— Start Information provided —
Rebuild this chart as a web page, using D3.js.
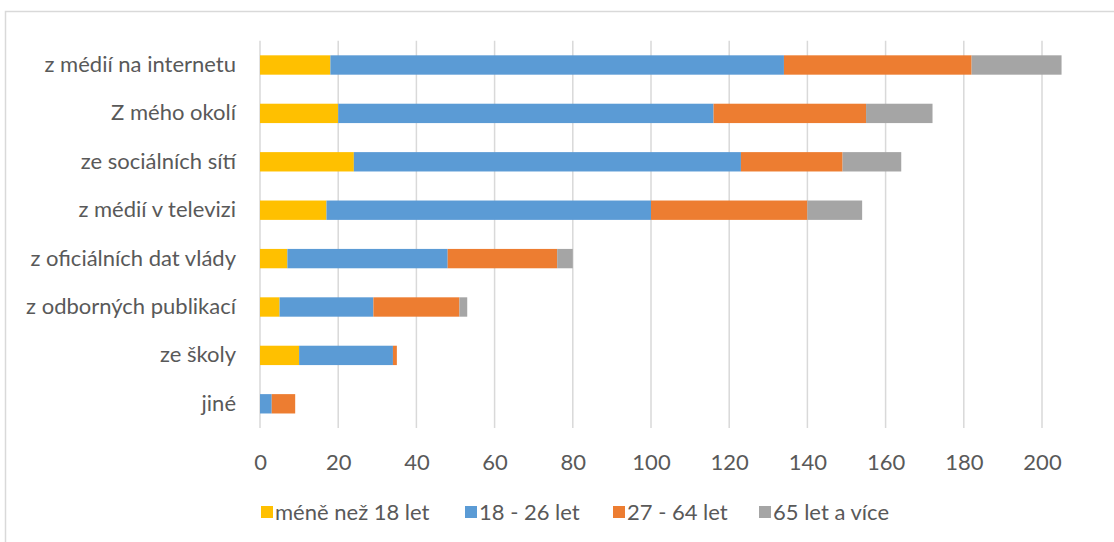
<!DOCTYPE html>
<html>
<head>
<meta charset="utf-8">
<script src="https://cdn.jsdelivr.net/npm/d3@7"></script>
<style>
  html, body { margin: 0; padding: 0; background: #ffffff; }
  svg { display: block; font-family: Lato, "Open Sans", sans-serif; }
</style>
</head>
<body>
<svg id="chart" width="1114" height="542"></svg>
<script>
const categories = [
  "z médií na internetu",
  "Z mého okolí",
  "ze sociálních sítí",
  "z médií v televizi",
  "z oficiálních dat vlády",
  "z odborných publikací",
  "ze školy",
  "jiné"
];
const seriesNames = ["méně než 18 let", "18 - 26 let", "27 - 64 let", "65 let a více"];
const under18  = [18, 20, 24, 17, 7, 5, 10, 0];
const age18_26 = [116, 96, 99, 83, 41, 24, 24, 3];
const age27_64 = [48, 39, 26, 40, 28, 22, 1, 6];
const age65    = [23, 17, 15, 14, 4, 2, 0, 0];
const xTicks = [0, 20, 40, 60, 80, 100, 120, 140, 160, 180, 200];
const colors = ["#FFC000", "#5B9BD5", "#ED7D31", "#A5A5A5"];

const rows = categories.map((c, i) => ({
  cat: c,
  [seriesNames[0]]: under18[i],
  [seriesNames[1]]: age18_26[i],
  [seriesNames[2]]: age27_64[i],
  [seriesNames[3]]: age65[i]
}));

const svg = d3.select("#chart");
const textColor = "#595959";
const fontSize = 22;

// outer chart border
svg.append("rect")
  .attr("x", 5.5).attr("y", 11.5)
  .attr("width", 1200).attr("height", 600)
  .attr("fill", "none").attr("stroke", "#d9d9d9").attr("stroke-width", 1.5);

const plot = { left: 260, right: 1042, top: 40.8, bottom: 428 };

const x = d3.scaleLinear().domain([0, 200]).range([plot.left, plot.right]);
const y = d3.scaleBand().domain(categories).range([plot.top, plot.bottom])
  .paddingInner(0.6).paddingOuter(0.3);

// gridlines
svg.append("g").selectAll("line").data(xTicks).join("line")
  .attr("x1", d => x(d)).attr("x2", d => x(d))
  .attr("y1", plot.top).attr("y2", plot.bottom)
  .attr("stroke", "#d9d9d9").attr("stroke-width", 1.5);

// stacked bars
const stack = d3.stack().keys(seriesNames);
const stacked = stack(rows);
svg.append("g").selectAll("g").data(stacked).join("g")
  .attr("fill", (d, i) => colors[i])
  .selectAll("rect").data(d => d).join("rect")
  .attr("x", d => x(d[0]))
  .attr("width", d => Math.max(0, x(d[1]) - x(d[0])))
  .attr("y", d => y(d.data.cat))
  .attr("height", y.bandwidth());

// x axis labels
const xAxis = d3.axisBottom(x).tickValues(xTicks).tickSize(0).tickPadding(0);
const gx = svg.append("g").attr("transform", `translate(0, ${plot.bottom + 26})`).call(xAxis);
gx.select(".domain").remove();
gx.selectAll("text").attr("fill", textColor).attr("font-size", fontSize)
  .attr("font-family", "Lato, 'Open Sans', sans-serif").attr("dy", "0.35em").attr("y", 8);

// y axis labels
const yAxis = d3.axisLeft(y).tickSize(0).tickPadding(24);
const gy = svg.append("g").attr("transform", `translate(${plot.left}, 0)`).call(yAxis);
gy.select(".domain").remove();
gy.selectAll("text").attr("fill", textColor).attr("font-size", fontSize)
  .attr("font-family", "Lato, 'Open Sans', sans-serif");

// legend
const legendX = [261, 465, 613, 759];
const legendY = 512;
const lg = svg.append("g").selectAll("g").data(seriesNames).join("g")
  .attr("transform", (d, i) => `translate(${legendX[i]}, ${legendY})`);
lg.append("rect").attr("x", 0).attr("y", -6).attr("width", 12).attr("height", 12)
  .attr("fill", (d, i) => colors[i]);
lg.append("text").attr("x", 14).attr("y", 0).attr("dy", "0.35em")
  .attr("fill", textColor).attr("font-size", fontSize).text(d => d);
</script>
</body>
</html>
— End Information provided —
Problem to solve: The listing above must be printed again exactly, minus its pictures.

The solution:
Rebuild this chart as a web page, using D3.js.
<!DOCTYPE html>
<html>
<head>
<meta charset="utf-8">
<script src="https://cdn.jsdelivr.net/npm/d3@7"></script>
<style>
  html, body { margin: 0; padding: 0; background: #ffffff; }
  svg { display: block; font-family: Lato, "Open Sans", sans-serif; }
</style>
</head>
<body>
<svg id="chart" width="1114" height="542"></svg>
<script>
const categories = [
  "z médií na internetu",
  "Z mého okolí",
  "ze sociálních sítí",
  "z médií v televizi",
  "z oficiálních dat vlády",
  "z odborných publikací",
  "ze školy",
  "jiné"
];
const seriesNames = ["méně než 18 let", "18 - 26 let", "27 - 64 let", "65 let a více"];
const under18  = [18, 20, 24, 17, 7, 5, 10, 0];
const age18_26 = [116, 96, 99, 83, 41, 24, 24, 3];
const age27_64 = [48, 39, 26, 40, 28, 22, 1, 6];
const age65    = [23, 17, 15, 14, 4, 2, 0, 0];
const xTicks = [0, 20, 40, 60, 80, 100, 120, 140, 160, 180, 200];
const colors = ["#FFC000", "#5B9BD5", "#ED7D31", "#A5A5A5"];

const rows = categories.map((c, i) => ({
  cat: c,
  [seriesNames[0]]: under18[i],
  [seriesNames[1]]: age18_26[i],
  [seriesNames[2]]: age27_64[i],
  [seriesNames[3]]: age65[i]
}));

const svg = d3.select("#chart");
const textColor = "#595959";
const fontSize = 22;

// outer chart border
svg.append("rect")
  .attr("x", 5.5).attr("y", 11.5)
  .attr("width", 1200).attr("height", 600)
  .attr("fill", "none").attr("stroke", "#d9d9d9").attr("stroke-width", 1.5);

const plot = { left: 260, right: 1042, top: 40.8, bottom: 428 };

const x = d3.scaleLinear().domain([0, 200]).range([plot.left, plot.right]);
const y = d3.scaleBand().domain(categories).range([plot.top, plot.bottom])
  .paddingInner(0.6).paddingOuter(0.3);

// gridlines
svg.append("g").selectAll("line").data(xTicks).join("line")
  .attr("x1", d => x(d)).attr("x2", d => x(d))
  .attr("y1", plot.top).attr("y2", plot.bottom)
  .attr("stroke", "#d9d9d9").attr("stroke-width", 1.5);

// stacked bars
const stack = d3.stack().keys(seriesNames);
const stacked = stack(rows);
svg.append("g").selectAll("g").data(stacked).join("g")
  .attr("fill", (d, i) => colors[i])
  .selectAll("rect").data(d => d).join("rect")
  .attr("x", d => x(d[0]))
  .attr("width", d => Math.max(0, x(d[1]) - x(d[0])))
  .attr("y", d => y(d.data.cat))
  .attr("height", y.bandwidth());

// x axis labels
const xAxis = d3.axisBottom(x).tickValues(xTicks).tickSize(0).tickPadding(0);
const gx = svg.append("g").attr("transform", `translate(0, ${plot.bottom + 26})`).call(xAxis);
gx.select(".domain").remove();
gx.selectAll("text").attr("fill", textColor).attr("font-size", fontSize)
  .attr("font-family", "Lato, 'Open Sans', sans-serif").attr("dy", "0.35em").attr("y", 8);

// y axis labels
const yAxis = d3.axisLeft(y).tickSize(0).tickPadding(24);
const gy = svg.append("g").attr("transform", `translate(${plot.left}, 0)`).call(yAxis);
gy.select(".domain").remove();
gy.selectAll("text").attr("fill", textColor).attr("font-size", fontSize)
  .attr("font-family", "Lato, 'Open Sans', sans-serif");

// legend
const legendX = [261, 465, 613, 759];
const legendY = 512;
const lg = svg.append("g").selectAll("g").data(seriesNames).join("g")
  .attr("transform", (d, i) => `translate(${legendX[i]}, ${legendY})`);
lg.append("rect").attr("x", 0).attr("y", -6).attr("width", 12).attr("height", 12)
  .attr("fill", (d, i) => colors[i]);
lg.append("text").attr("x", 14).attr("y", 0).attr("dy", "0.35em")
  .attr("fill", textColor).attr("font-size", fontSize).text(d => d);
</script>
</body>
</html>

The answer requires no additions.